[start Given data]

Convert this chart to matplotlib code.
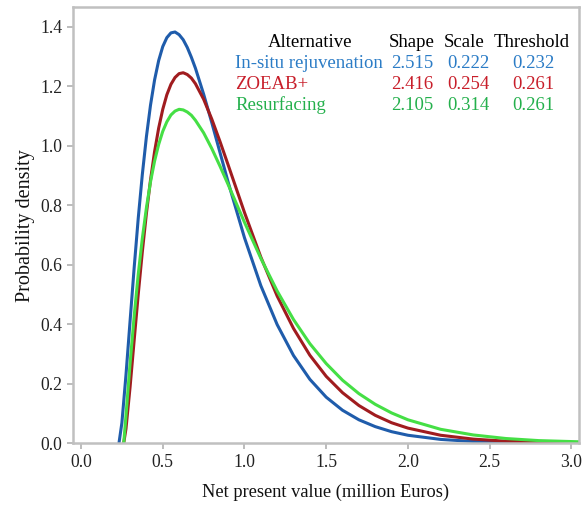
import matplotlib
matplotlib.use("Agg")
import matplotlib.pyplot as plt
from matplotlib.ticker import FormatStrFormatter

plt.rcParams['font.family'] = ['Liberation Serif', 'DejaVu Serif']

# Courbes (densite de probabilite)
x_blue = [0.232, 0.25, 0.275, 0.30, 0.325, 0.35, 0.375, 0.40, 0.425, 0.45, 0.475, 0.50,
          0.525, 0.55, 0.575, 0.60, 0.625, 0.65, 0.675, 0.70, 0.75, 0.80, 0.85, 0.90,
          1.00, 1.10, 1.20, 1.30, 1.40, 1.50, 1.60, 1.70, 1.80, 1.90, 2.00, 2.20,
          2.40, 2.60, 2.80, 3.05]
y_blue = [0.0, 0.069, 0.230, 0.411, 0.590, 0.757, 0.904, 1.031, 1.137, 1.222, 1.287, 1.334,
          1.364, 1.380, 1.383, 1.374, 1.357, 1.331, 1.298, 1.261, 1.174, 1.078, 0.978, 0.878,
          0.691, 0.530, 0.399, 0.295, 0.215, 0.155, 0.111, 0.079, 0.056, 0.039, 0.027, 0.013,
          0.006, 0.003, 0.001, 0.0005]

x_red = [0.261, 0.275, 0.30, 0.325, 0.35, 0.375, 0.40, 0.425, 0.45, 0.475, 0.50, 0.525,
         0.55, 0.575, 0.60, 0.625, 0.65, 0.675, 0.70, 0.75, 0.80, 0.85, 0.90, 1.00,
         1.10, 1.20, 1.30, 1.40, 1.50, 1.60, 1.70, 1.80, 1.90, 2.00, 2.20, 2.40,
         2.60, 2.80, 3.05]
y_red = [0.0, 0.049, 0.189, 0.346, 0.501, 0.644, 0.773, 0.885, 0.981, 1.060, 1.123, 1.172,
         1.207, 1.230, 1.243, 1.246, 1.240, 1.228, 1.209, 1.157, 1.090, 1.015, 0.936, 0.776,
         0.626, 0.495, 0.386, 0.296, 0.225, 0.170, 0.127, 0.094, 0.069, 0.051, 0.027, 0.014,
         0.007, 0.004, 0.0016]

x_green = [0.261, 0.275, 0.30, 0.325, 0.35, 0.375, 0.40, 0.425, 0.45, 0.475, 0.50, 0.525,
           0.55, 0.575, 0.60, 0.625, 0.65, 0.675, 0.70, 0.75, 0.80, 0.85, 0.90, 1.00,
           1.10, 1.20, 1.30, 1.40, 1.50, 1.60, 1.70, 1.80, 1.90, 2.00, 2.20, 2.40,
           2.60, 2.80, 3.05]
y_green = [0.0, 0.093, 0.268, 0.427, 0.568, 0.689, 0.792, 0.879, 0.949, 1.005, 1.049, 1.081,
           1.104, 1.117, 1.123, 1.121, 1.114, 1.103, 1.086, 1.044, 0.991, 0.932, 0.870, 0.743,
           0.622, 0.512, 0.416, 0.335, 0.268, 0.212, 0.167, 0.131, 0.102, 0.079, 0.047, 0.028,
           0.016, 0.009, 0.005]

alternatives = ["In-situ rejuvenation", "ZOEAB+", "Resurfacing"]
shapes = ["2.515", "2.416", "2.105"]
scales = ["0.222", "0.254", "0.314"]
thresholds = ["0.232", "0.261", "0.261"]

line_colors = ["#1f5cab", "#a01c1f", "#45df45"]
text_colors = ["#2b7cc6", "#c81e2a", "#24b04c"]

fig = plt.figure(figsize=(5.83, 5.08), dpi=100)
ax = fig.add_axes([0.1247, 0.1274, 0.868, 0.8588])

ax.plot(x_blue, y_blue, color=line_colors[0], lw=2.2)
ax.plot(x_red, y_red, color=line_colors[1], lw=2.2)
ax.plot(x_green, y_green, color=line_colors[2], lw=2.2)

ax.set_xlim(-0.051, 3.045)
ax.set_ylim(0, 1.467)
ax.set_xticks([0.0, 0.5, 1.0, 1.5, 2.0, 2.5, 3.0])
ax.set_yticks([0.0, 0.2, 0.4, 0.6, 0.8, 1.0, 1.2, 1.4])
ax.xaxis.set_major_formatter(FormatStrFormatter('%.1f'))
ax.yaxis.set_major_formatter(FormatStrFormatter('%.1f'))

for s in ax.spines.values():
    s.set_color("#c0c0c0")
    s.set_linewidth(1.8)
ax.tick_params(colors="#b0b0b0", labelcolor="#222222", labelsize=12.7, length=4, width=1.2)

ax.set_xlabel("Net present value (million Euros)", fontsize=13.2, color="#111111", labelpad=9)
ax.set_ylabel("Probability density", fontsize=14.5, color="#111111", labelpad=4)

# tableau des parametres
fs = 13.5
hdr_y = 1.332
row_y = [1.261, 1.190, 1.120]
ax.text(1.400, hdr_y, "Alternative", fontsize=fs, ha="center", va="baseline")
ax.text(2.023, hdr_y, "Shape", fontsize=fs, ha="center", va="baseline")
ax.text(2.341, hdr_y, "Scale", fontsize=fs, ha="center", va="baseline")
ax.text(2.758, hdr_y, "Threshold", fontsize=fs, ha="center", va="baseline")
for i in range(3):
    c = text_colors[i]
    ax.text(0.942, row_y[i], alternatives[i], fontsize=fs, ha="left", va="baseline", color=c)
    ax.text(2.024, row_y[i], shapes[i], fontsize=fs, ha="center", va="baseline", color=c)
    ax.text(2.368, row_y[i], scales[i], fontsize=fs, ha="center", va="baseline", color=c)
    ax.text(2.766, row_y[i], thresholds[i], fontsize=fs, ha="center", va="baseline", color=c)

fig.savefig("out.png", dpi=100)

[end Given data]

*Exercise aim*: Repeat exactly and only the lines from the start of the data above through the line that holds "plt.rcParams['font.family'] = ['Liberation", inclusive. Pictures do not belong in the copy.

*Response*:
Convert this chart to matplotlib code.
import matplotlib
matplotlib.use("Agg")
import matplotlib.pyplot as plt
from matplotlib.ticker import FormatStrFormatter

plt.rcParams['font.family'] = ['Liberation Serif', 'DejaVu Serif']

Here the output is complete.